I’ve heard it said before that if there was only person on
the Earth, Jesus still would have died on the cross for that one person. Now, nowhere in the Bible is this written,
but I do believe that God’s love for each of us is immense. Up until recently, I, without a doubt,
believed this statement was true for everyone but me. I knew that my belief had to do with a lack
of love for myself, but I didn’t know how to think otherwise. Then, several weeks ago, I was sitting in
church, listening to the priest give the Homily, and it dawned on me… I don’t
think I deserve love. Again, I
struggled. How exactly do you believe that you deserve love? In my opinion, standing in front of a mirror
trying to convince yourself that you’re worthy of love by reciting “I love you”
over and over again is not effective.
Reading this Ted Conversation really put things into
perspective for me. I needed to look at
the reasons why I didn’t feel worthy of love.
Once I understood what was causing me to think this way, all of a
sudden, I felt relief. There are
actually valid reasons for not feeling unworthy!
Shame. I am so ashamed of the way I used to
think, and how I used to act. There were
so many times that I acted selfishly, and let my feelings rule my actions. How could I have been so simple minded!? But, I can’t go back and change the
past. I can only be better going forward. I can see positive changes in myself over the
last several years. And, I’m only going
to get wiser.
Inadequacy. I perpetually feel inadequate. If I make a mistake, I assume anyone else
would have done it perfectly. I feel
like I’m always letting people down, and am a disappointment to everyone in my
life. I was telling one of my friends
that I feel so guilty for not visiting my parents more frequently. I just didn’t feel like driving the five to
six hours to see them. But I still felt like I
should be doing more. Then my friend
asked me, “How many times a year do you consider to be enough to visit?” And, all I could do was sit there in
silence. I was stunned. I had no idea how many visits per year would
be enough. I was really basing it off of
how many times it took to not be nagged about it. Once I decided what I considered to be a
reasonable number of times to visit my parents per year, I felt so much better,
because I was living up to my expectations.

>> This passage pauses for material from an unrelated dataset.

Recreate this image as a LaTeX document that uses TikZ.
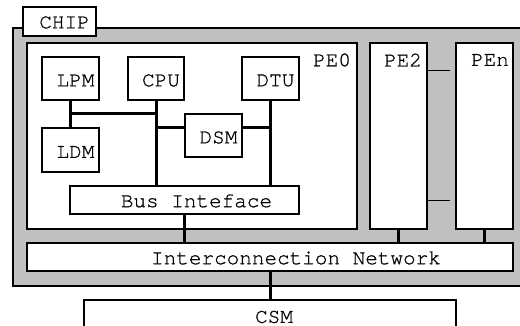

From now on, when I notice myself feeling inadequate, I’m going to
consider whether or not I’m living up to my own expectations. I’ll never just reach a point where I feel
that I’ve done enough.
For me, feelings of inadequacy also come from not reaching
my goals. Sure, not reaching a goal is
pretty discouraging, and can be very upsetting if you’ve given everything you
have. But, I’ve noticed that when I don’t
really try, or give 100%, that’s when I feel like a complete waste of
space. So, now, instead of feeling down,
in these instances, I admit to myself that I didn’t really try. Therefore, I can’t be upset for not
accomplishing my goal. I keep in mind
that if something is really important to you, getting motivated won’t seem like such a chore. This
causes me to do a little reflection to see if my original goal is something I
actually want.
Criticism from
others. I always worry what other
people think of me. Anytime I make a
mistake, I think people look at me as this simple, clueless girl, who they’ll just
have to work around. No one, despite
appearances, fully has their act together. Again, I need to live up to
my own expectations. Am I happy with my
performance? Am I living up to my own
values? As long as I’m living up to my
own values, who cares what people think.
Validation from
others. I really used to thrive on
praise from others. I constantly needed
to hear that I did a good job from my supervisors at work, teachers, my parents
or friends. While, I need less
validation in that regard, I’ve been seeking another type of validation without realizing it. I thought that if I could
just get a boyfriend – a man to love me – then that would prove that I’m worth
loving. Even in my past
relationship, I would think I wasn’t worth loving if my boyfriend didn’t meet some
random expectation. I have to remember
that external circumstances will not bring me true happiness, nor will it make
me feel worthy of love. Not to mention,
I have no control over the actions of others.